Взыскание погибших | страница 11
— Он может вернуться на цыпочках и подслушивать. Я один раз застала его за этим занятием, — сказала Татьяна.
— А все же он лучше прежнего, Авдеева. Вспомните, как тот напивался. И что мог говорить.
И государь вспомнил, как Авдеев, предыдущий комендант Ипатьевского дома, однажды явился в стельку пьяный, бессмысленно улыбаясь и покачиваясь. На ремне у него висел револьвер в деревянной кобуре, и он бессознательно за нее хватался, неся околесицу про «врагов народа и буржуазию». Государь боялся, как бы он спьяну не выхватил револьвер и не выстрелил, и зорко следил за Авдеевым. Но воинственный пыл пьяного комиссара быстро утих, он стал жаловаться, что у него совсем не такая семья, «как вот у вас, Николай Александрович, дети не слушаются, жена — стерва и не желает подчиняться». Потом Авдеев сказал, что он не тюремщик. Тут явился его помощник, Мошкин, тоже пьяный, но не в той степени, что Авдеев. Начальника он увел, но матерился столь грязно и ужасно, что даже Авдеев стал его урезонивать в том смысле, что, дескать, «здесь девицы, и ты не имеешь права говорить безобразные слова». Это замечание лишь распалило Мошкина, и хотя они ушли, гнусная брань еще долго разносилась по всему «Дому особого назначения».
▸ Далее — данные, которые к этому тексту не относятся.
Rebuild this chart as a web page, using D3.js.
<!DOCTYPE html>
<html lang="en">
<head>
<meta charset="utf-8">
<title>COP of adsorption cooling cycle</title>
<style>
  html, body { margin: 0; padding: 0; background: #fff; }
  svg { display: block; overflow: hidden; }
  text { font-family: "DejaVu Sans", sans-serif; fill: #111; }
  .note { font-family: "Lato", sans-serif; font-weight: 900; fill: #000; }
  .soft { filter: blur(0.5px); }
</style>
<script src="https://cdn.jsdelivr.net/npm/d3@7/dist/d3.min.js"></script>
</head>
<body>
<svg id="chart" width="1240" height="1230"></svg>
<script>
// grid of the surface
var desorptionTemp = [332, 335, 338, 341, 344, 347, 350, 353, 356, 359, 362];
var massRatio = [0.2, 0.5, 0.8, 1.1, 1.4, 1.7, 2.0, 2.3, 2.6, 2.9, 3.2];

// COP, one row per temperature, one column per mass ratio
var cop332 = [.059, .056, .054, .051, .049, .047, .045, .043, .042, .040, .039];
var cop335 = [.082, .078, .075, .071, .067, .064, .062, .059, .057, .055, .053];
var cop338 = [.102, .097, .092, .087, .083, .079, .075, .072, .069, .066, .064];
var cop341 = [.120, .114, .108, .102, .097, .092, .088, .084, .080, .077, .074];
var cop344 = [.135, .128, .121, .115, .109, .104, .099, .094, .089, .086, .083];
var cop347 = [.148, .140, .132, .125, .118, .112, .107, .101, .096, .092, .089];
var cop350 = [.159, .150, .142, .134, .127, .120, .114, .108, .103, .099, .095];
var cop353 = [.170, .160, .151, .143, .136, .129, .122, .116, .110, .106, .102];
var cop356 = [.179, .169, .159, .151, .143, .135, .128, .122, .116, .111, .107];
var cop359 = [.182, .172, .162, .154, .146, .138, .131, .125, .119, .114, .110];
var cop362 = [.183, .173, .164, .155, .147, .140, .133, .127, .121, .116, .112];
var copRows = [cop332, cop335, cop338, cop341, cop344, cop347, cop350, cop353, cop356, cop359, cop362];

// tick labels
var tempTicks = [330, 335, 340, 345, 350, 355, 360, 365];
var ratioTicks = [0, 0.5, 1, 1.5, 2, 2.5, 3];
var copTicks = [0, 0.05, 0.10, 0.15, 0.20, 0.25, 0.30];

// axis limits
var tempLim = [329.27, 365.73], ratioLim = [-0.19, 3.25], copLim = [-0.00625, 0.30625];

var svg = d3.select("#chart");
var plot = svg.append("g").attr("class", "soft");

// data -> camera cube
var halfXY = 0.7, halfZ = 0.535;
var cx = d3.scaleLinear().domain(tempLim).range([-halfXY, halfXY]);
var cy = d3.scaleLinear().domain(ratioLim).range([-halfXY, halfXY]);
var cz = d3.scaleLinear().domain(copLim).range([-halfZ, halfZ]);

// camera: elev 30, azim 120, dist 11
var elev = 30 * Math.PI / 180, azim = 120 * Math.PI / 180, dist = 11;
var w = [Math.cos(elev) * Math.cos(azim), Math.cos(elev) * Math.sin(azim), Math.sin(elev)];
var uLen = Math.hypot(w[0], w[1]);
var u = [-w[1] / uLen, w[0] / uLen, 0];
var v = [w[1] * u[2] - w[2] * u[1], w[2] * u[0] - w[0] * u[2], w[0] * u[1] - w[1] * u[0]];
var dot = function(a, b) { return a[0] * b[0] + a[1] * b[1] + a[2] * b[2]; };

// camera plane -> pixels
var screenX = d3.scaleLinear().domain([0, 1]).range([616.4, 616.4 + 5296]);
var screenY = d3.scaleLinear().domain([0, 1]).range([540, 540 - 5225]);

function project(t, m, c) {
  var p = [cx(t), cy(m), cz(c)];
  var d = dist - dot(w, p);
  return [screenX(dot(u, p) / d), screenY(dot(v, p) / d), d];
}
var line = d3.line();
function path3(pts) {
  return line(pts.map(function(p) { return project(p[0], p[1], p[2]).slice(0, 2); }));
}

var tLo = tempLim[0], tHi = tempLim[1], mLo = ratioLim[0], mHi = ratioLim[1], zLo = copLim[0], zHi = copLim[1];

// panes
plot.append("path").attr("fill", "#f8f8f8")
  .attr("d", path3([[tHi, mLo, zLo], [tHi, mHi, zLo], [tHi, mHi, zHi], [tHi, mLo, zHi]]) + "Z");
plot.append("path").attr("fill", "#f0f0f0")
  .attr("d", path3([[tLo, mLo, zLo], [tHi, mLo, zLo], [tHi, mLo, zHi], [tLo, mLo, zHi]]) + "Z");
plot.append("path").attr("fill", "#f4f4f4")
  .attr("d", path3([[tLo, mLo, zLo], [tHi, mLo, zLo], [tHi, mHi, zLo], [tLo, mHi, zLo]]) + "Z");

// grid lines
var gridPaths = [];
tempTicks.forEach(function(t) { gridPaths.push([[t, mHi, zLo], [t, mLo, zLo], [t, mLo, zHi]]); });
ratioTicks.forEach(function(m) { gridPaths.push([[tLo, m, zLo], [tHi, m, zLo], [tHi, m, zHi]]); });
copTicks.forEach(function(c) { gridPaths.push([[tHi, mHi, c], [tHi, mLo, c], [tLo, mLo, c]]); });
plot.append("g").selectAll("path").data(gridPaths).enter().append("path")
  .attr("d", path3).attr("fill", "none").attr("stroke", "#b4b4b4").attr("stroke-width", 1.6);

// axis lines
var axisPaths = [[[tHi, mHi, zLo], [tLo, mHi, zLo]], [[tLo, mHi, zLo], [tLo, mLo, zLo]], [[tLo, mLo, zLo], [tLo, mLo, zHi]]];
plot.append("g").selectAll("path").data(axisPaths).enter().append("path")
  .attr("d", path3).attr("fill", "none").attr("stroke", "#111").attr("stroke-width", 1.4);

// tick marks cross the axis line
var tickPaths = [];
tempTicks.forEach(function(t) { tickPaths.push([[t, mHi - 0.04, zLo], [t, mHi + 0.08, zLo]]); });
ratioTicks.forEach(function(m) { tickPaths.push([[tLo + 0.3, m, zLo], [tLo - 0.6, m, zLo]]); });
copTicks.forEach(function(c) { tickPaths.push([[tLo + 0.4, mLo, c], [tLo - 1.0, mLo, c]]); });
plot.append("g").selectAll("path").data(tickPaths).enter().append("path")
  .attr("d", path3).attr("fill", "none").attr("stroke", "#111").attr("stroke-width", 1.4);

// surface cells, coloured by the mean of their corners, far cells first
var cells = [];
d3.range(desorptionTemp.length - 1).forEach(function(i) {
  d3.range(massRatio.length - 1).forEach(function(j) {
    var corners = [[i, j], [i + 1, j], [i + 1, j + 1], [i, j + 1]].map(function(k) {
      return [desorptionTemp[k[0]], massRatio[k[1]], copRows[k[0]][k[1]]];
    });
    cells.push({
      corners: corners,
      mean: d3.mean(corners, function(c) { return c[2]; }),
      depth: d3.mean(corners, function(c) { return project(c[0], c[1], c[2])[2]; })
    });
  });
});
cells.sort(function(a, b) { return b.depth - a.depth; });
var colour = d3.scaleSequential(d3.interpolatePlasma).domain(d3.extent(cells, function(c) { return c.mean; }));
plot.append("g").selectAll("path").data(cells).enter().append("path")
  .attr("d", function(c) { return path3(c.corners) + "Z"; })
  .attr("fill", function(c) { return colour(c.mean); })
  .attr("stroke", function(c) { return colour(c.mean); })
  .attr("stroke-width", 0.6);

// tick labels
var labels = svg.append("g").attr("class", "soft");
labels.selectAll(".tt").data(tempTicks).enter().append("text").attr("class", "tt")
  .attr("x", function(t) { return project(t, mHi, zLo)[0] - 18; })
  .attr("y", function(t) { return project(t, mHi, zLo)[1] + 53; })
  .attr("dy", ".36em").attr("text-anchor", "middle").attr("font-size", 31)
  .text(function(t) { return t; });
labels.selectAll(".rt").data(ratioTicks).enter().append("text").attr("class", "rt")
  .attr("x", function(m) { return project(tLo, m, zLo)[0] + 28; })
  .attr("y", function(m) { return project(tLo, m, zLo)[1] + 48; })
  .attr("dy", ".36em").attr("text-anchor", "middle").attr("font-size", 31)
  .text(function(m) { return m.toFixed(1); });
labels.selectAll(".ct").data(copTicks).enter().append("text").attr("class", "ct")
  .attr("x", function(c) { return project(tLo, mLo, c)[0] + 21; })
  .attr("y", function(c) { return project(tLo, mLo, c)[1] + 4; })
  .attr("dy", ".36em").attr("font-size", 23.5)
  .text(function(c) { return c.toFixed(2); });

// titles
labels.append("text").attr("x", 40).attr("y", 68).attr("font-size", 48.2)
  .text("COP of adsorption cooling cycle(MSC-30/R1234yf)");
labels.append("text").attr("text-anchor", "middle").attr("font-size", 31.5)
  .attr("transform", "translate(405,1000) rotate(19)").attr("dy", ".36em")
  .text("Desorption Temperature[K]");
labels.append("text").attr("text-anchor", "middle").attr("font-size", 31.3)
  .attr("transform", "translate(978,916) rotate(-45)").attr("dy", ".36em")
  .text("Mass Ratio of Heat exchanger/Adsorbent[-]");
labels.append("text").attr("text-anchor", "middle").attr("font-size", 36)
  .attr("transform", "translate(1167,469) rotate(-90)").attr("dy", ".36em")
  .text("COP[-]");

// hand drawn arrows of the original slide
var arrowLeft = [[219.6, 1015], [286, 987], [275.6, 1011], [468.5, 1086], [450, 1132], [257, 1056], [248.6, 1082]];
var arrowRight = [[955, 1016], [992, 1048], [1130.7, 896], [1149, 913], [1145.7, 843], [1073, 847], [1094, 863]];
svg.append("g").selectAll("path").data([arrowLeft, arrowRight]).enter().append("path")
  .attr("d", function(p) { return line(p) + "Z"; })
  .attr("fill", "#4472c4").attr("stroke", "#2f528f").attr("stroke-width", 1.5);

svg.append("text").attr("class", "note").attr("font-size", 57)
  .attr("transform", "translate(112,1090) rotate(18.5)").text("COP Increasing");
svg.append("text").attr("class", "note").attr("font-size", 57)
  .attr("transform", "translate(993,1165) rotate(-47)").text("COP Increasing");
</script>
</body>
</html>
В комнату тихонько вошли Ольга, Мария, Анастасия. Вся семья собралась вокруг постели Алеши, и ни мать, ни отец не спросили, почему дети пришли сюда и почему они не спят. Девушки любили друг друга, но больше всех все вместе они любили Алексея. Он был центром семьи, и если ему было плохо — плохо было всем. А когда он был здоров и весел, свет озарял лица всей семьи. И даже задумчивая, не любившая лишних разговоров и суеты старшая из сестер Ольга, мало склонная к развлечениям и веселью, улыбалась вместе со всеми и не отказывалась принять участие в общих играх.
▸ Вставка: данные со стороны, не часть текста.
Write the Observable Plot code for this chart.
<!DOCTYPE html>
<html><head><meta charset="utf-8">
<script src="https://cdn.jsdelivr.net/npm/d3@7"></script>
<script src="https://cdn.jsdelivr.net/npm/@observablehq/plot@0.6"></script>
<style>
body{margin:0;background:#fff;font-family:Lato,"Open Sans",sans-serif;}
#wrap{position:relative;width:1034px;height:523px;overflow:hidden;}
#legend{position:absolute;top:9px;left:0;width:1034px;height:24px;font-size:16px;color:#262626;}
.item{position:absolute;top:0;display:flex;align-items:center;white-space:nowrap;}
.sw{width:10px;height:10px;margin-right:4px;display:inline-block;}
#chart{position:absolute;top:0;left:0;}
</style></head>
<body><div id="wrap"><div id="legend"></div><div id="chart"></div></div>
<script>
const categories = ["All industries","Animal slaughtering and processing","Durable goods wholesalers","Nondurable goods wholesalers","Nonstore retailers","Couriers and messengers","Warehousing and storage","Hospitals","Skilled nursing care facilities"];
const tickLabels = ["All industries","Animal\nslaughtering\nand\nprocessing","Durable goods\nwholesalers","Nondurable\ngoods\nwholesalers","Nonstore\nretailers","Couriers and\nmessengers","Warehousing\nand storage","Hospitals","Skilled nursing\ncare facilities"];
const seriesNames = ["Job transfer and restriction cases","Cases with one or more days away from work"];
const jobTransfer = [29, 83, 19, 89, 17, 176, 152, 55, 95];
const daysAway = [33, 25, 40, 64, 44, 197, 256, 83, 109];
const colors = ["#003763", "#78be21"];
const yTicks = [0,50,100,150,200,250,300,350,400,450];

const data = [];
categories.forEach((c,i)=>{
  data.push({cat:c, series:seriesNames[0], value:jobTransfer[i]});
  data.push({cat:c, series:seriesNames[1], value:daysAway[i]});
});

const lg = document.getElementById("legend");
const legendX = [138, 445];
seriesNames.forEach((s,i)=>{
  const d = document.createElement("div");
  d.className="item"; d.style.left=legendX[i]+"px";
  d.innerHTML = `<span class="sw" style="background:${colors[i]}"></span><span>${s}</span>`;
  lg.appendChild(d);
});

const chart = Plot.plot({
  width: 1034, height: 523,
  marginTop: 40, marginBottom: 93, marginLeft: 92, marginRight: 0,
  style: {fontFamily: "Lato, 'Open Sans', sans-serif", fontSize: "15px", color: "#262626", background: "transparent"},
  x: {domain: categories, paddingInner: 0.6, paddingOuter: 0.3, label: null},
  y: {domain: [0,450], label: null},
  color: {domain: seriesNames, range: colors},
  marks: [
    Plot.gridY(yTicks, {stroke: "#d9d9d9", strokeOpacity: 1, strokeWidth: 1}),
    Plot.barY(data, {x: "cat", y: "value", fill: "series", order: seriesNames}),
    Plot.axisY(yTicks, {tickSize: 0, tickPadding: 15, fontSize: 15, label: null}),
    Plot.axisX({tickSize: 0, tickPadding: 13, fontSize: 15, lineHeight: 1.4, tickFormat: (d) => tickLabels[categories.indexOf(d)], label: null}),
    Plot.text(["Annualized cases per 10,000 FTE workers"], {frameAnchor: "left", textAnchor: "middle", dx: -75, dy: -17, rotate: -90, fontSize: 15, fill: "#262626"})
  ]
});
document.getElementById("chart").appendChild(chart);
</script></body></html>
— Ну что, Алексей Николаевич, полегче? — спросил доктор.
— Мне хорошо, что мы все вместе, — ответил Алеша, улыбнувшись. — И что горит свеча. Свеча ведь лучше электричества, правда, папа?
Государь кивнул. И он почувствовал себя спокойнее, когда все собрались.
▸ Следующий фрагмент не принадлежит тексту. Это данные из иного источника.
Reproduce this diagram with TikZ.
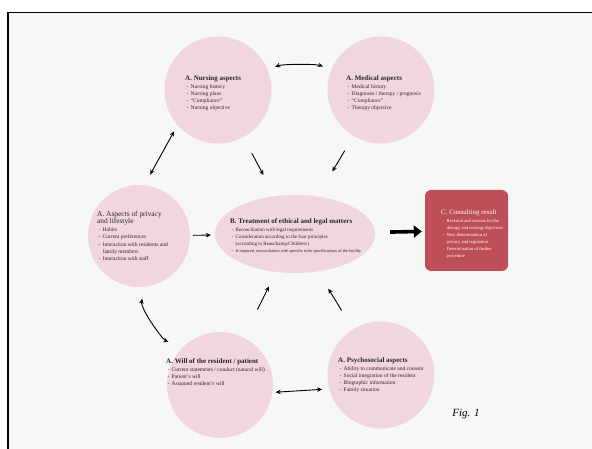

— Свеча — это ведь наша душа. Пламя ее направлено к Богу. А лампочка электрическая… Как бы точнее сказать…
— Дочка прогресса, — определила Мария.
Улыбка осветила ее широкое, скуластое лицо, темные глаза заблестели. Статью и характером она вышла в деда, императора Александра Третьего, — сильная, ширококостная. У нее были прекрасные густые волосы, гораздо более темные, чем у сестер, ростом она была ниже их, но это не портило осанку, несмотря на то, что плечи у нее были широки, а руки сильны. Ее некоторая тяжеловесность искупалась бойкостью, веселостью, умением быстро находить общий язык с кем угодно — хоть с солдатом, хоть с герцогом. Дети звали ее Машкой. А Алеша, когда болел, всегда говорил: «Машка, неси меня!» — и она несла, даже с удовольствием.